The contemporary patient-safety movement has focused almost exclusively on systemic causes and solutions for medical errors, taking care not to point fingers at individuals.
“This is not a ‘bad apple’ problem,” the Institute of Medicine’s “To Err is Human” report brief said. “More commonly errors are caused by faulty systems, processes, and conditions that lead people to make mistakes or fail to prevent them.”
This approach has given birth to an array of initiatives to reduce patient harm, virtually all of them aimed at hospitals or teams working inside them. They include using safety checklists for basic procedures, handwashing campaigns and urging medical team members to speak up when they see problems.
Few would dispute the value of these steps. But Medicare and accreditation organizations haven’t required hospitals to comprehensively track patient death rates and complication rates by doctor. Beyond meeting some minimum standards, hospitals are free to decide how much of this information to collect.
As a result, most hospitals’ monitoring of surgeons is “rudimentary,” said Dr. Ana Pujols McKee, chief medical officer of The Joint Commission, the nation’s largest hospital accrediting organization.

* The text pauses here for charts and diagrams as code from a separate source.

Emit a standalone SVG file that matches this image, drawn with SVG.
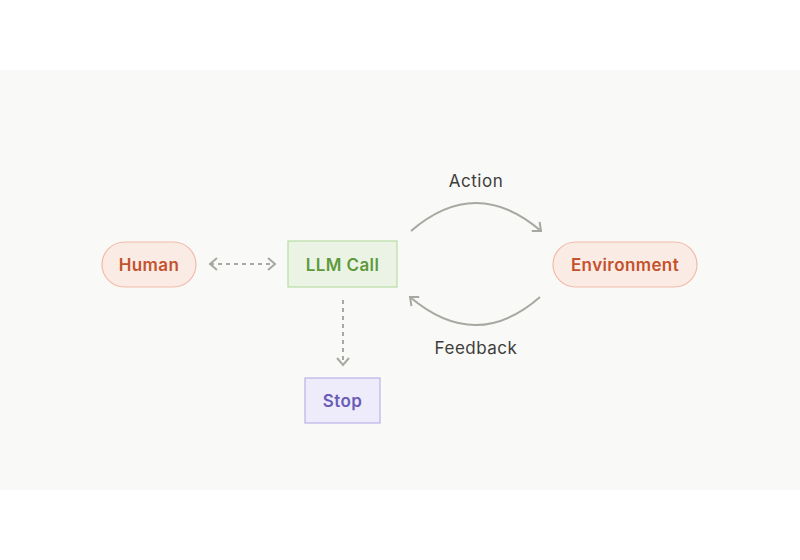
<svg xmlns="http://www.w3.org/2000/svg" width="800" height="560" viewBox="0 0 800 560">
<style>
.lbl{font-family:Inter,"Open Sans","Liberation Sans",sans-serif;font-size:17px;font-weight:600;letter-spacing:0.4px;text-anchor:middle;dominant-baseline:central}
.edge{font-family:Inter,"Open Sans","Liberation Sans",sans-serif;font-size:17px;font-weight:400;letter-spacing:0.5px;fill:#3d3d3a;text-anchor:middle;dominant-baseline:central}
.red rect{fill:#fbebe5;stroke:#f2bba8;stroke-width:1.2}
.red text{fill:#c4522c}
.grn rect{fill:#ebf4e4;stroke:#b8dca4;stroke-width:1.2}
.grn text{fill:#5e9a3c}
.pur rect{fill:#eeecfa;stroke:#b9b2e8;stroke-width:1.2}
.pur text{fill:#6a5db8}
.ln{fill:none;stroke:#a8a8a2;stroke-width:2}
.dash{stroke-dasharray:4 4}
</style>
<defs>
<marker id="ch" viewBox="0 0 14 14" refX="12" refY="7" markerWidth="14" markerHeight="14" markerUnits="userSpaceOnUse" orient="auto-start-reverse">
<path d="M5,1 L12,7 L5,13" fill="none" stroke="#a8a8a2" stroke-width="2"/>
</marker>
</defs>
<rect x="0" y="0" width="800" height="560" fill="#ffffff"/>
<rect x="0" y="70" width="800" height="420" fill="#f9f9f7"/>
<g id="connectors">
<path class="ln dash" d="M210,264 L275,264" marker-start="url(#ch)" marker-end="url(#ch)"/>
<path class="ln dash" d="M343,300 L343,365" marker-end="url(#ch)"/>
<path class="ln" d="M411,231 Q476,175 541,231" marker-end="url(#ch)"/>
<path class="ln" d="M540,297 Q476,353 410,297" marker-end="url(#ch)"/>
<text class="edge" x="476" y="181">Action</text>
<text class="edge" x="476" y="348">Feedback</text>
</g>
<g id="human" class="red"><rect x="102" y="242" width="94" height="45" rx="22.5"/><text class="lbl" x="149" y="265">Human</text></g>
<g id="llm" class="grn"><rect x="288" y="241" width="109" height="46"/><text class="lbl" x="342.5" y="264.5">LLM Call</text></g>
<g id="env" class="red"><rect x="553" y="242" width="144" height="45" rx="22.5"/><text class="lbl" x="625" y="265">Environment</text></g>
<g id="stop" class="pur"><rect x="305" y="378" width="75" height="45"/><text class="lbl" x="342.5" y="401">Stop</text></g>
</svg>
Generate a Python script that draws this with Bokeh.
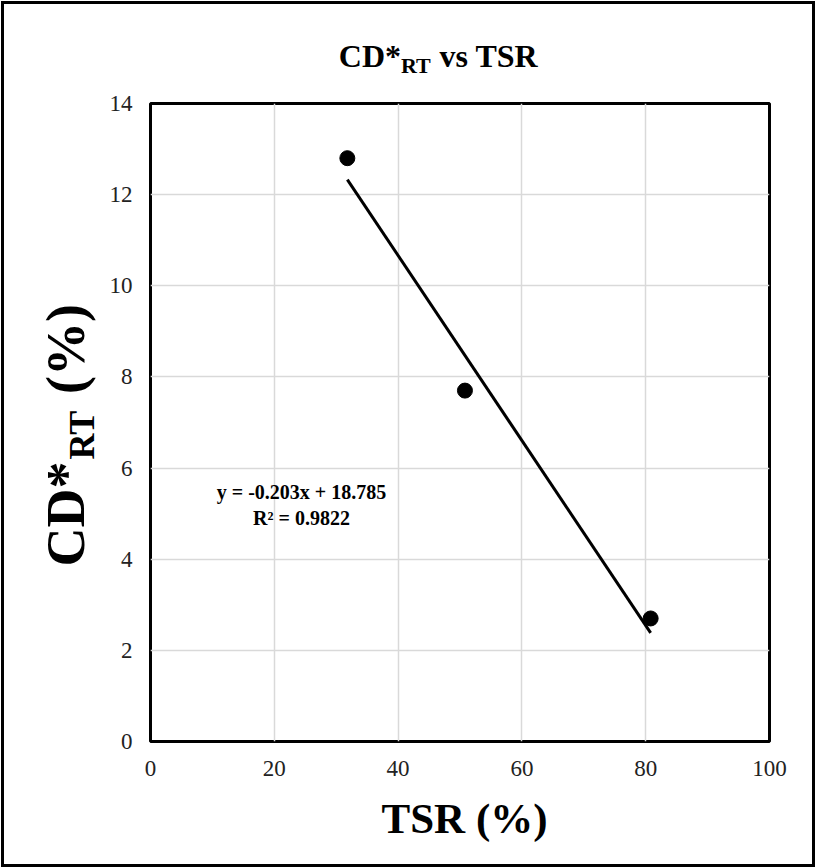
import numpy as np
from bokeh.plotting import figure
from bokeh.models import Label, FixedTicker, InlineStyleSheet
from bokeh.embed import file_html
from bokeh.resources import INLINE

# ---- data ----
tsr = [31.8, 50.8, 80.8]          # TSR (%)
cd_rt = [12.8, 7.7, 2.7]          # CD*RT (%)
trend_slope = -0.203
trend_intercept = 18.785
trend_r2 = 0.9822
x_ticks = [0, 20, 40, 60, 80, 100]
y_ticks = [0, 2, 4, 6, 8, 10, 12, 14]

# ---- layout ----
W, H = 816, 868
FL, FR, FT, FB = 150, 769, 103, 741
X0, X1, Y0, Y1 = 0, 100, 0, 14
SERIF = "Liberation Serif"
NBSP = "\u00a0"

p = figure(width=W, height=H, x_range=(X0, X1), y_range=(Y0, Y1),
           output_backend="svg", toolbar_location=None, title=None,
           min_border_left=FL, min_border_right=W - FR,
           min_border_top=FT, min_border_bottom=H - FB)
p.background_fill_color = "white"
p.border_fill_color = "white"
p.outline_line_color = "black"
p.outline_line_width = 3
p.stylesheets = [InlineStyleSheet(css=(
    ":host { position: relative; }"
    ":host::after { content: ''; position: absolute; left: 1px; top: 1px; "
    "width: 808px; height: 860px; border: 3px solid black; "
    "pointer-events: none; z-index: 1000; }"))]

for ax in (p.xaxis, p.yaxis):
    ax.axis_line_color = None
    ax.major_tick_line_color = None
    ax.minor_tick_line_color = None
    ax.major_label_text_font = SERIF
    ax.major_label_text_font_size = "23px"
    ax.major_label_text_color = "#222222"
p.xaxis.ticker = FixedTicker(ticks=x_ticks)
p.yaxis.ticker = FixedTicker(ticks=y_ticks)
p.xaxis.major_label_standoff = 13
p.yaxis.major_label_standoff = 12

p.xgrid.ticker = FixedTicker(ticks=x_ticks)
p.ygrid.ticker = FixedTicker(ticks=y_ticks)
for g in (p.xgrid, p.ygrid):
    g.grid_line_color = "#d9d9d9"
    g.grid_line_width = 1.5

# trendline from fitted coefficients over the data span
tx = np.array([min(tsr), max(tsr)])
ty = trend_slope * tx + trend_intercept
p.line(tx, ty, line_color="black", line_width=3)
p.scatter(tsr, cd_rt, size=15, color="black")

# ---- text placement helpers (canvas pixels) ----
TB = {'C': 722, 'D': 722, '*': 500, 'R': 722, 'T': 667, ' ': 250, 'v': 500,
      's': 389, 'S': 556, '(': 333, '%': 1000, ')': 333, NBSP: 250}

def tw(s, size):
    return sum(TB.get(c, 500) for c in s) * size / 1000.0

def add_text(px, py, text, size, angle=0.0, align="left", place="center"):
    lab = Label(x=px, y=py, x_units="canvas", y_units="canvas", text=text,
                angle=angle, text_font=SERIF, text_font_size=f"{size}px",
                text_font_style="bold", text_color="black",
                text_align=align, text_baseline="middle")
    if place == "center":
        p.add_layout(lab)
    else:
        p.add_layout(lab, place)

# title: CD*_RT vs TSR  (pieces spread over side panels so none is clipped)
tsz, tsub = 32, 22
total = tw("CD*", tsz) + tw("RT", tsub) + tw(" vs TSR", tsz)
x = 438 - total / 2
yc = 55
add_text(x, yc, "CD*", tsz, place="above"); x += tw("CD*", tsz)
add_text(x, yc + 10, "RT", tsub, place="left"); x += tw("RT", tsub) + tw(" ", tsz)
add_text(x, yc, "vs TSR", tsz, place="above")

# y axis label (rotated): main text with a gap for the subscript
ysz, ysub = 54, 36
py0 = 566
xc = 65
gap = NBSP * 5
add_text(xc, py0, "CD*" + gap + "(%)", ysz, angle=np.pi / 2, place="left")
add_text(xc + 16, py0 - tw("CD*", ysz) - 2, "RT", ysub, angle=np.pi / 2, place="right")

# x axis label
add_text(464, 818, "TSR (%)", 43, align="center", place="below")

# trendline equation
add_text(301, 491, f"y = {trend_slope:.3f}x + {trend_intercept:.3f}", 20, align="center")
add_text(301, 517, f"R² = {trend_r2:.4f}", 20, align="center")

open("out.html", "w").write(file_html(p, INLINE))
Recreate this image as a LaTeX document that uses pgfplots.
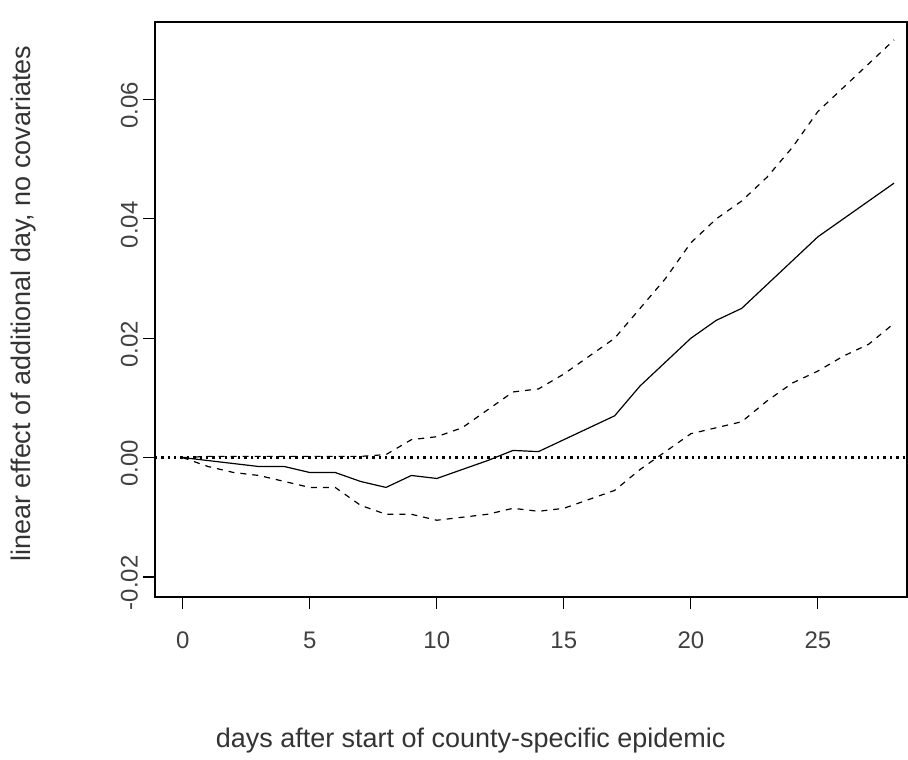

Some experts say it’s time to put more emphasis on the role of individual practitioners.
“The idea that it’s all systems and there are no individual performance differences is absurd,” said Dr. Robert Wachter, chief of medical service at the University of California, San Francisco Medical Center and a nationally known expert on patient safety. “A good system has a mechanism to identify poor performers and either make them better or get rid of them.”
ProPublica analyzed 2.3 million hip and knee replacements, spinal fusions, gallbladder removals, prostate resections and prostate removals done between 2009 and 2013 on patients in Medicare, the most comprehensive source of national hospital data publicly available. Medicare pays for two out of every five U.S. hospital stays, and researchers routinely use the program’s data to study the health care system.
Because there are many ways to define a surgical complication, we consulted with two dozen physicians to identify those that are directly related to each of the operations. These include infections, blood clots, misaligned orthopedic devices and uncontrolled bleeding. We then counted only cases in which the patient died in the hospital or had a complication requiring readmission within 30 days.
The American College of Surgeons has said surgeons are responsible for all aspects of their patients’ care, from preoperative examinations to complications that can arise after the operation. Dozens of surgeons and patient safety experts interviewed by ProPublica agreed that surgeons can reasonably be held responsible for complications even if they are not directly at fault.
ProPublica’s analysis has some limitations. Patients covered by private insurance were not included, which in some instances omits a substantial portion of a surgeon’s practice. And our definition of complications does not cover other types of patient harm, such as diagnostic errors or readmissions more than 30 days after an operation.
Still, the five years of data document a costly human toll. About 63,000 Medicare patients suffered serious harm, and 3,405 died after going in for procedures widely seen as straightforward and low risk. Taxpayers paid hospitals $645 million for the readmissions alone.
George Lynch nearly died from complications after a 2013 knee replacement. Lynch opted for a surgeon at New York Methodist Hospital near his home in Brooklyn. He couldn’t have known what ProPublica’s analysis shows: The surgeon, Dr. Henry Tischler, had one of the highest complication rates on knee replacements in New York State.
Lynch contracted multiple postsurgical infections and went into septic shock. He says his family, told he might not survive, came to the hospital to say their final goodbyes.
Tischler did not respond to a request for comment. New York Methodist said in an email that Tischler “sees some of the most challenging cases in the region, and goes to great lengths to ensure that each patient receives the best possible care.”
Lynch eventually recovered, but he now needs another knee replacement. This time, he’s peppering his doctors with questions and said performance data will help guide his choice of a surgeon and a hospital.
“I’d rather be a difficult live patient,” he said, “than a compliant dead patient.”